There’s just so much going on in my head. Last week, I went to the foot and ankle surgeon. He declared my feet “terrible”. (Most surgeons I’ve met are a little more, shall we say, diplomatic than that.) Now if you were to look at them, they would seem like fairly normal, maybe a bit chubby feet, to you. The inside story, as told by the x-rays, reveals a mess of eroded bones in the mid-foot, jumbled together without joint spaces. My “bunion” joints, however, are unaffected by the disease – go figurrre. Anyway, my next conservative measure is to add rocker bottoms to my orthopedic combat boots. And, if I still can’t walk comfortably after that, I will be offered a total foot reconstruction involving multiple incisions, steel plates, and cadaver bone grafts, followed by 3+ months non-weight bearing and lots of physio. (It sounds to me like the kind of thing people that people have to have after really bad motorcycle or industrial accidents.) The FandA guy said that the surgery would make a knee replacement look like a walk in the park. OK then. So I need to be thinking long and hard about this, and I am.

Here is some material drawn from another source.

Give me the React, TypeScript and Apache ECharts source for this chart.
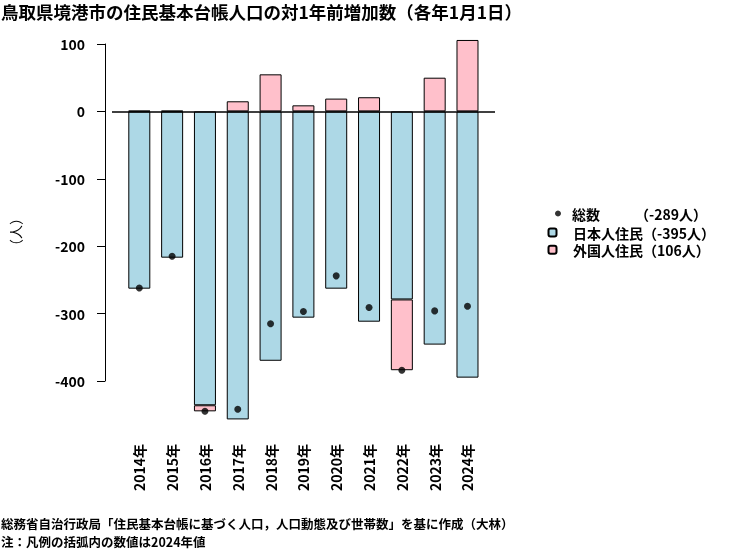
import React, { useEffect, useRef } from 'react';
import * as echarts from 'echarts';

const years = ['2014', '2015', '2016', '2017', '2018', '2019', '2020', '2021', '2022', '2023', '2024'];
const japanese = [-263, -217, -436, -457, -370, -306, -263, -312, -279, -346, -395];
const foreign = [1, 1, -9, 15, 55, 9, 19, 21, -105, 50, 106];
const total = [-262, -215, -445, -442, -315, -297, -244, -291, -384, -296, -289];
const yTickMin = -400;
const yTickMax = 100;
const yTickStep = 100;

const titleText = '鳥取県境港市の住民基本台帳人口の対1年前増加数（各年1月1日）';
const note1 = '総務省自治行政局「住民基本台帳に基づく人口，人口動態及び世帯数」を基に作成（大林）';
const note2 = '注：凡例の括弧内の数値は2024年値';

const FONT = '"Noto Sans CJK JP", "Noto Sans", sans-serif';

export default function App() {
  const ref = useRef<HTMLDivElement>(null);
  useEffect(() => {
    if (!ref.current) return;
    const chart = echarts.init(ref.current, null, { renderer: 'svg' });
    const last = (a: number[]) => a[a.length - 1];
    const legendLabels: Record<string, string> = {
      '総数': '総数　　　（' + last(total) + '人）',
      '日本人住民': '日本人住民（' + last(japanese) + '人）',
      '外国人住民': '外国人住民（' + last(foreign) + '人）',
    };
    chart.setOption({
      animation: false,
      textStyle: { fontFamily: FONT },
      title: {
        text: titleText,
        left: 1,
        top: 2,
        padding: 0,
        textStyle: { fontSize: 17.5, lineHeight: 18, fontWeight: 'bold', color: '#000', fontFamily: FONT },
      },
      legend: [
        {
          data: [{ name: '総数', icon: 'circle' }],
          orient: 'vertical',
          left: 555,
          top: 206,
          padding: 0,
          itemWidth: 6,
          itemHeight: 6,
          formatter: (n: string) => legendLabels[n],
          textStyle: { fontSize: 14, fontWeight: 'bold', color: '#000', fontFamily: FONT, lineHeight: 15, padding: [0, 0, 0, 6] },
        },
        {
          data: ['日本人住民', '外国人住民'],
          orient: 'vertical',
          left: 547.5,
          top: 225,
          padding: 0,
          itemWidth: 8,
          itemHeight: 8,
          itemGap: 2.3,
          formatter: (n: string) => legendLabels[n],
          textStyle: { fontSize: 14, fontWeight: 'bold', color: '#000', fontFamily: FONT, lineHeight: 15, padding: [0, 0, 0, 11.5] },
        },
      ],
      grid: { left: 122.9, right: 266.1, top: 44, bottom: 169 },
      xAxis: {
        type: 'category',
        data: years.map((y) => y + '年'),
        axisLine: { show: false },
        axisTick: { show: false },
        axisLabel: { rotate: 90, margin: 63, fontSize: 14, fontWeight: 'bold', color: '#000', fontFamily: FONT, interval: 0 },
      },
      yAxis: {
        type: 'value',
        min: yTickMin,
        max: yTickMax,
        interval: yTickStep,
        offset: 17.9,
        splitLine: { show: false },
        axisLine: { show: true, lineStyle: { color: '#000', width: 1 } },
        axisTick: { show: true, length: 8, lineStyle: { color: '#000', width: 1 } },
        axisLabel: { margin: 20, fontSize: 14, fontWeight: 'bold', color: '#000', fontFamily: FONT },
      },
      series: [
        {
          name: '日本人住民',
          type: 'bar',
          stack: 'pop',
          data: japanese,
          barWidth: 22,
          clip: false,
          itemStyle: { color: '#ADD8E6', borderColor: '#000', borderWidth: 1 },
        },
        {
          name: '外国人住民',
          type: 'bar',
          stack: 'pop',
          data: foreign,
          barWidth: 22,
          clip: false,
          itemStyle: { color: '#FFC0CB', borderColor: '#000', borderWidth: 1 },
        },
        {
          name: '総数',
          type: 'scatter',
          data: total,
          symbol: 'circle',
          symbolSize: 7,
          clip: false,
          z: 5,
          itemStyle: { color: '#000' },
          markLine: {
            silent: true,
            symbol: ['none', 'none'],
            label: { show: false },
            lineStyle: { color: '#000', width: 1.5, type: 'solid' },
            data: [[{ x: 112, yAxis: 0 }, { x: 495, yAxis: 0 }]],
          },
        },
      ],
      graphic: [
        {
          type: 'text',
          x: 15,
          y: 232,
          rotation: Math.PI / 2,
          style: { text: '（人）', font: '14px ' + FONT, fill: '#000', textAlign: 'center', textVerticalAlign: 'middle' },
        },
        {
          type: 'text',
          x: 1,
          y: 523,
          style: { text: note1, font: 'bold 12.5px ' + FONT, fill: '#000', textAlign: 'left', textVerticalAlign: 'middle' },
        },
        {
          type: 'text',
          x: 1,
          y: 541,
          style: { text: note2, font: 'bold 12.5px ' + FONT, fill: '#000', textAlign: 'left', textVerticalAlign: 'middle' },
        },
      ],
    });
    return () => chart.dispose();
  }, []);
  return <div ref={ref} style={{ position: 'fixed', left: 0, top: 0, width: 750, height: 550 }} />;
}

So, I go and have rocker soles installed next week. And meanwhile, I think about the next move in this PsA chess game. If rocker bottoms don’t do it for me, do I even consider undertaking such a serious surgery? Or do I put “paid” to the notion, turn the page, and move on (with my mobility scooter)? I should add that I’m very, very good at surgery and rehab: I sailed through two knees and a hip, and my ortho considers me one of his stars. But this is different.
And even if I contemplate the foot surgery from hell, is recovery going to be impossible at all with a BMI of 36 or 37? How can I expect my foot to heal with that kind of weight on it? Twenty years of undiagnosed disease, pain, inflammation and immobility has left me insulin resistant, leptin resistant and 80 pounds heavier than I was in my pre-PsA days. Weight loss is the answer, of course. Easy to say, but at 62 and sedentary, albeit unwillingly (I am, by nature, an athletic busybody), we all know the chances of weight loss success without some kind of drastic intervention. The notion of weight loss surgery is on my mind, and I’m seriously considering running it by my doctor. I am at the very lowest end of the BMI scale for eligibility, but with my PsA and particularly my foot issues, I suspect I could be a candidate if I wanted. And apparently, after the kind of weight loss some people achieve, other problems like high blood pressure and cardiac risks diminish as well. That would certainly be a bonus. Should I consider weight loss surgery before I even let myself contemplate foot reconstruction?
But … but … but. Am I mentally strong enough to go through all of that? Will I regret it, and be left with another “disability”? Haven’t I been through enough already with PsA? Is there even a fighting chance that I’ll ever walk painfree again?